Instruction - Examine the material below. Gather every line in which the string "this" appears.

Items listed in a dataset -
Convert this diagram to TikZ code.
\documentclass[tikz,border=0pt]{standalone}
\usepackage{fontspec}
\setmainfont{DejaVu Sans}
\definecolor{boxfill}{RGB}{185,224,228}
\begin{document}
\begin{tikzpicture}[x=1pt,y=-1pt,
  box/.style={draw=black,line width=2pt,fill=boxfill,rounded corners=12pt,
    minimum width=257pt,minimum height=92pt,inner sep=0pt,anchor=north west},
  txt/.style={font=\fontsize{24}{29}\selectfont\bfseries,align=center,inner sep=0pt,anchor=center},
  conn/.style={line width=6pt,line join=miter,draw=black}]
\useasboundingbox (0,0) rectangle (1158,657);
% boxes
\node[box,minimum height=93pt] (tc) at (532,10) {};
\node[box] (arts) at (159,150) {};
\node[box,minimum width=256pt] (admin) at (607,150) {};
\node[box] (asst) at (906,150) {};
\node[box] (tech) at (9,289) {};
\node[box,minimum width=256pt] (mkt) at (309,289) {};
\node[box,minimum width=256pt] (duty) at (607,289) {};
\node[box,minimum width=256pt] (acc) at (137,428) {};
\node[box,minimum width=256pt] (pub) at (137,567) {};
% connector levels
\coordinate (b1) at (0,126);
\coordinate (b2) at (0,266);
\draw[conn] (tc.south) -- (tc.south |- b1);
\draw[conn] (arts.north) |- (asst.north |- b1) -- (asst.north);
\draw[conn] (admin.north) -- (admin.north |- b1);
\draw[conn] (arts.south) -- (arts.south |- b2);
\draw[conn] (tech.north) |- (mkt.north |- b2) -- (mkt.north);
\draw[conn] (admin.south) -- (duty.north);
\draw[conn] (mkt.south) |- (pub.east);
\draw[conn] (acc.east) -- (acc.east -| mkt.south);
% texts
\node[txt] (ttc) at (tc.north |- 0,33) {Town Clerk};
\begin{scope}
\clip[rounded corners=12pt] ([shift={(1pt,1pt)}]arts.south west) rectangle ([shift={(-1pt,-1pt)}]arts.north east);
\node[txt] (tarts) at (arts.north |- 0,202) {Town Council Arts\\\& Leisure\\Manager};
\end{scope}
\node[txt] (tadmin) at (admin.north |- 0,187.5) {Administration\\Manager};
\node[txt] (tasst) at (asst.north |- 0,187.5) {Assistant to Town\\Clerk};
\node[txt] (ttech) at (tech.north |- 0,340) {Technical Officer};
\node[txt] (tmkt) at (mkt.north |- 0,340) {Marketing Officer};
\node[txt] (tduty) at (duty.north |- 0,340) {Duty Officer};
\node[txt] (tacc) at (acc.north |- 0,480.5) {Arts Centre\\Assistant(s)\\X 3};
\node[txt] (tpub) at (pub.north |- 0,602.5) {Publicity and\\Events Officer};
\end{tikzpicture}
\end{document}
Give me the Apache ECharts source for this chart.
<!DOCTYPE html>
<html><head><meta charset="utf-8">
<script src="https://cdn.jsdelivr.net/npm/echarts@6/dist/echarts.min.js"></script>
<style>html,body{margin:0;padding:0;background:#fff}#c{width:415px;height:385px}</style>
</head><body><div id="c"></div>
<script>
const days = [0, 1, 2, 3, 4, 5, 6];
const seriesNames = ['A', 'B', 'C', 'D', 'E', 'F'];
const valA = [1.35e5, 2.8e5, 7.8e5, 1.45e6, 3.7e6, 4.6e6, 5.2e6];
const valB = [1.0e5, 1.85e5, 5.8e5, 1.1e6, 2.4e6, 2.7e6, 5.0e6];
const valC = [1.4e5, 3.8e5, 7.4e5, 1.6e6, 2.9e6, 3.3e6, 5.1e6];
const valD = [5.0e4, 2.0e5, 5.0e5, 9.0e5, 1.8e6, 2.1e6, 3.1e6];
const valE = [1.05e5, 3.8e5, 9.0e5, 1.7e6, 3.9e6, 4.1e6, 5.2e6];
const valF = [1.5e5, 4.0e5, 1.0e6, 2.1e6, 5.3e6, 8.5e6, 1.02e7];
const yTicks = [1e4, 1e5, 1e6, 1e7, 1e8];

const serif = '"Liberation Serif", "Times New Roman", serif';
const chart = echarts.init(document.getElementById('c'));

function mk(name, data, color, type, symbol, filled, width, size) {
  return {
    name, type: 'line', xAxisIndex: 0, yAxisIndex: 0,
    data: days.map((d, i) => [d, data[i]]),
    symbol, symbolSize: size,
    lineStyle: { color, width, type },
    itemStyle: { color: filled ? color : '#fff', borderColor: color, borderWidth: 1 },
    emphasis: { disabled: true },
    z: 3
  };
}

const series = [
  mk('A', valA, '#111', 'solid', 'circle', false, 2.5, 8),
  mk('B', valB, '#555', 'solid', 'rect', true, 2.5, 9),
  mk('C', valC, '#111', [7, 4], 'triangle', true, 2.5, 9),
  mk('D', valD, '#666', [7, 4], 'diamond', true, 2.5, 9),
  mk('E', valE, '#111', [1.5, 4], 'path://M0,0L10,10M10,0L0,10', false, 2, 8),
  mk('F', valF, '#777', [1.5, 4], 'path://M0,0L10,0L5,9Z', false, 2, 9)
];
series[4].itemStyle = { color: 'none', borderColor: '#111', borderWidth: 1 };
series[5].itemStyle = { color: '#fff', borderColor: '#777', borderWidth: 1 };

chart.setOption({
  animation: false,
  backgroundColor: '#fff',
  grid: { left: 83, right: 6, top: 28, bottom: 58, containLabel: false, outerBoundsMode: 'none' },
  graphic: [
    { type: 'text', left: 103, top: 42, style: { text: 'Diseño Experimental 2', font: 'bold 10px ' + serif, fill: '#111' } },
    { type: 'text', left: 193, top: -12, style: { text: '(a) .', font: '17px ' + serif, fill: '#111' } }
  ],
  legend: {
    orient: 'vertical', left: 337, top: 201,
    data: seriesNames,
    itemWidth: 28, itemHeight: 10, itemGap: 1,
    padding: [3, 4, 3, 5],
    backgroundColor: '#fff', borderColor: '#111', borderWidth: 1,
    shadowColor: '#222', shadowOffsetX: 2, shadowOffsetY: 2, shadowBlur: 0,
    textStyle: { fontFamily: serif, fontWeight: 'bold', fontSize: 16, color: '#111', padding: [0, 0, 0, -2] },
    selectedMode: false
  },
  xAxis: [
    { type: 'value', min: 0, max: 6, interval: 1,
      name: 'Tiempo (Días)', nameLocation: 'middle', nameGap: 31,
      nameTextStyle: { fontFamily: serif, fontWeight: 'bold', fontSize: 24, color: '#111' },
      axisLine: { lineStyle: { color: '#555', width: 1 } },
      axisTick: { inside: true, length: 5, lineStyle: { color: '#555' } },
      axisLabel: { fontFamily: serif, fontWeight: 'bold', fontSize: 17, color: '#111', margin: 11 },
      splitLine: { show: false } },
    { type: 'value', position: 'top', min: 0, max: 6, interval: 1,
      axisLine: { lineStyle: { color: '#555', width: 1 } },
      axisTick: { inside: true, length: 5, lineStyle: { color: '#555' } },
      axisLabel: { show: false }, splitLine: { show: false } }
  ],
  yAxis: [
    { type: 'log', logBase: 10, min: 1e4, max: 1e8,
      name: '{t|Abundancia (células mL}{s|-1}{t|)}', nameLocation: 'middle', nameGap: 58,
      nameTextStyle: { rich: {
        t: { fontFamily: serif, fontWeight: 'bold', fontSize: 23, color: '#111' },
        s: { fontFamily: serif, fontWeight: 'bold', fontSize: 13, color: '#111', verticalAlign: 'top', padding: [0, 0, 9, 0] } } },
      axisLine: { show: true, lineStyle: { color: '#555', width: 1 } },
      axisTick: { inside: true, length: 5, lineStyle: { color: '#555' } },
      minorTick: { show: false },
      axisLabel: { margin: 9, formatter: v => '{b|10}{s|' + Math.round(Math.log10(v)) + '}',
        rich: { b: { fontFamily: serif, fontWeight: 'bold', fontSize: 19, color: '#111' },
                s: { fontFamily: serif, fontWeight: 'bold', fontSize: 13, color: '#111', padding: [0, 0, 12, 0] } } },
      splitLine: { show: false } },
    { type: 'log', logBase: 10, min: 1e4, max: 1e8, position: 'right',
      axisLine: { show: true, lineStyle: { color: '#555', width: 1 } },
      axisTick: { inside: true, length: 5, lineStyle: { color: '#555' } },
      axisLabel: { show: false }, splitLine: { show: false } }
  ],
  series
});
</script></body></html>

Result below -
Convert this diagram to TikZ code.
Give me the Apache ECharts source for this chart.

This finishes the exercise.